The same goes for the Qur'an. Since you have no desire to read it, you will continue to have no idea what the principles of Islam really are.

Finally, you are under the impression that I declare "those who disagree with me" as heretics. You have not been paying sufficient attention. Heretics are those who advocate for behaviors which are forbidden, yet they claim them to be "reasonable" due to "evolution" of morality, or "cultural changes", or whatever reason. They have stepped outside of the specific boundaries of the grounded principles. Also they tend to advocate against those who do remain faithful to the grounded principles.

I don't know how to make that any more clear.

Stan said...

After a little more thought and rereading this statement, I think we might not ever reach a conclusion here:

"But where I disagree with you is about calling the moderates 'heretics' because they are just as Muslims as ISIS is; they simply decide to interpret the text differently and adapt to our modern life."

"Just as Muslim" is not the case. It is a subjective yet absolute claim based on nothing whatsoever. And that is the problem: making claims being based on nothing whatsoever. They are actually NOT just as Muslim as those who adhere to the grounded, revealed word of Allah: ask ISIS; Taliban; Hezbollah; Hamas; Boko Haram; dozens or hundreds of other Islamic organizations around the world.

Denying the validity of revealed text from Allah is heretical. Claiming that the life of Muhammad is not a good or moral example is heretical.

This has been pointed out before; it is a standard definition of heresy. You don't want it to be the case. Is it because "Muslims" are a protected Class? A Victimhood Class which is untouchable?

Hugo Pelland said...

Hi Stan,

The later comment seems to be what matters the most so I'll only address that:
"I think we might not ever reach a conclusion here:

"But where I disagree with you is about calling the moderates 'heretics' because they are just as Muslims as ISIS is; they simply decide to interpret the text differently and adapt to our modern life."

"Just as Muslim" is not the case
"

I am actually certain we can reach a conclusion here; and I think I am the one who will change his mind, or at least, how I express my opinion. You said:

"It is a subjective yet absolute claim based on nothing whatsoever. And that is the problem: making claims being based on nothing whatsoever. "

I didn't indicate that this claim was 'absolute'; not at all.

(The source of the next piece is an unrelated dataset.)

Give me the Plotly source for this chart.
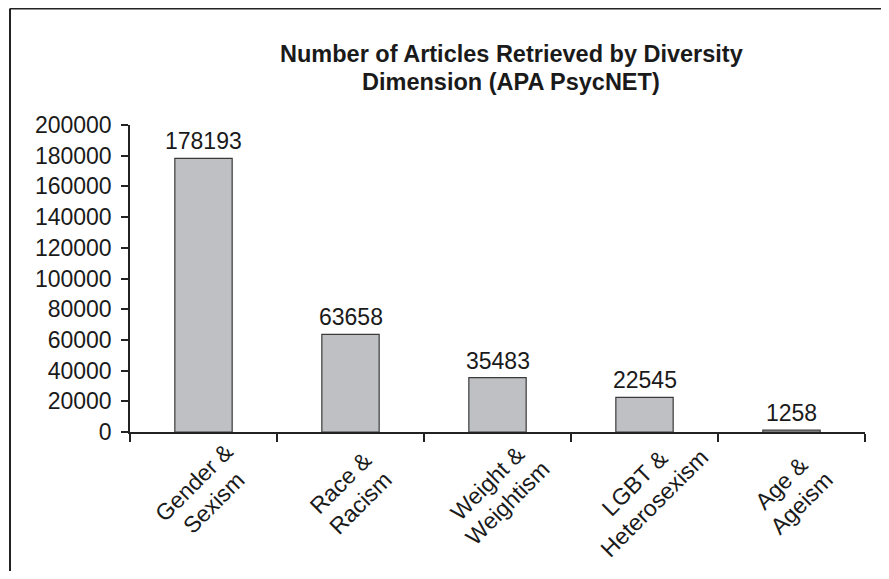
import plotly.graph_objects as go

categories = ["Gender & Sexism", "Race & Racism", "Weight & Weightism",
              "LGBT & Heterosexism", "Age & Ageism"]
category_lines = [["Gender &", "Sexism"], ["Race &", "Racism"], ["Weight &", "Weightism"],
                  ["LGBT &", "Heterosexism"], ["Age &", "Ageism"]]
articles = [178193, 63658, 35483, 22545, 1258]
y_ticks = [0, 20000, 40000, 60000, 80000, 100000, 120000, 140000, 160000, 180000, 200000]
title_lines = ["Number of Articles Retrieved by Diversity", "Dimension (APA PsycNET)"]

FONT = "Liberation Sans, Arial, Helvetica, sans-serif"
INK = "#1a1a1a"
FS = 23

# page body has an 8px margin -> figure is 16px smaller than the window
W, H = 873, 563
L, R, T, B = 122, 16, 117, 139
PW, PH = W - L - R, H - T - B

fig = go.Figure(go.Bar(
    x=categories, y=articles,
    width=0.39,
    marker=dict(color="#bfc0c3", line=dict(color="#3a3a3a", width=1.2)),
    hoverinfo="skip",
))

# value labels above bars
for c, v in zip(categories, articles):
    fig.add_annotation(x=c, y=v, xref="x", yref="y", text=str(v), showarrow=False,
                       yanchor="bottom", yshift=2,
                       font=dict(size=FS, color=INK, family=FONT))

# rotated two-line category labels (each line its own rotated text)
BLOCK_DY = 61   # block centre below the axis, px
LH = 28         # line spacing, px
off = LH * 0.5 * 0.7071
for c, lines in zip(categories, category_lines):
    for i, ln in enumerate(lines):
        s = -1 if i == 0 else 1
        fig.add_annotation(x=c, y=0, xref="x", yref="paper", text=ln, showarrow=False,
                           textangle=-45, xanchor="center", yanchor="middle",
                           xshift=s * off, yshift=-(BLOCK_DY + s * off),
                           font=dict(size=FS, color=INK, family=FONT))

# title, two lines
for ln, fy in zip(title_lines, [45, 73]):
    fig.add_annotation(x=503 / W, y=1, xref="paper", yref="paper", text="<b>" + ln + "</b>",
                       showarrow=False, xanchor="center", yanchor="middle",
                       yshift=T - fy - 1,
                       font=dict(size=23.5, color=INK, family=FONT))
# paper x for title centre: convert figure px to plot-paper coords
fig.layout.annotations[-1].x = (503 - L) / PW
fig.layout.annotations[-2].x = (503 - L) / PW

fig.update_layout(
    width=W, height=H,
    margin=dict(l=L, r=R, t=T, b=B),
    paper_bgcolor="white", plot_bgcolor="white",
    font=dict(family=FONT, color=INK, size=FS),
    showlegend=False,
)
fig.update_xaxes(
    showline=True, linecolor="#222", linewidth=1.5,
    ticks="outside", tickson="boundaries", ticklen=8, tickcolor="#222", tickwidth=1.5,
    showticklabels=False,
    showgrid=False, zeroline=False,
)
fig.update_yaxes(
    range=[0, 200000], tickvals=y_ticks, ticktext=[str(v) for v in y_ticks],
    showline=True, linecolor="#222", linewidth=1.5,
    ticks="outside", ticklen=7, tickcolor="#222", tickwidth=1.5,
    ticklabelstandoff=5,
    tickfont=dict(size=FS, color=INK, family=FONT),
    showgrid=False, zeroline=False,
)

# figure frame (top and left edges)
x0 = (2 - L) / PW
x1 = (W + 5 - L) / PW
yt = (H - B - 0.5) / PH
yb = (-B - 5) / PH
fig.add_shape(type="line", xref="paper", yref="paper", x0=x0, x1=x1, y0=yt, y1=yt,
              line=dict(color="#222", width=2))
fig.add_shape(type="line", xref="paper", yref="paper", x0=x0, x1=x0, y0=yt, y1=yb,
              line=dict(color="#222", width=2))

fig.write_html("out.html")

Yes, it was subjective; it's an opinion, and not a strong one. So any explanation can surely influence it.

"They are actually NOT just as Muslim as those who adhere to the grounded, revealed word of Allah: ask ISIS; Taliban; Hezbollah; Hamas; Boko Haram; dozens or hundreds of other Islamic organizations around the world. Denying the validity of revealed text from Allah is heretical. Claiming that the life of Muhammad is not a good or moral example is heretical. This has been pointed out before; it is a standard definition of heresy"

Sure, they are not 'as Muslim' as the others; there are certainly degrees of adherence, lots of differences. And yes, totally true, the groups you name all consider moderate Muslims to be heretics. So we have a % of people who are true Muslims and another % who are heretics... What's the difference between that and saying that some are 'fundamentalists' and others 'moderates'? I am fine with calling moderates heretics because it's totally true that they are not following the texts.

"You don't want it to be the case. Is it because "Muslims" are a protected Class? A Victimhood Class which is untouchable?"

These 3 sentences mean nothing to me. I don't understand what I "don't want to be the case"? I don't see the link with protected classes, and I certainly don't think there is such a thing as an untouchable category. Certainly not Muslims; it's the worst freaking religion ever and I wish it were gone.

So, that's why I honestly say that these things take too much time... I am trying to analyze that 1 thing you say is the most important about 1 topic. That thing today was "They are actually NOT just as Muslim" and I am fine with saying that I now agree, They* are actually not just as Muslim. And the 'They' is important here because, from the original quote, 'They*' refer to what you described as people who aren't like ISIS or the Taliban; it's all the people who call themselves Muslims but are actually heretics; unlike groups such as Hezbollah, Hamas, Boko Haram, and other conservative groups.

So, do we agree on that 1 sentence now that we clarified who are the heretics?

Stan said...

Yes. Next, how then is "Muslim" to be defined, and why are the heretics generically called Muslims, rather than non-Muslim? Is it because they call themselves a certain name, even though it is one they do not deserve? Are they not flying a false flag?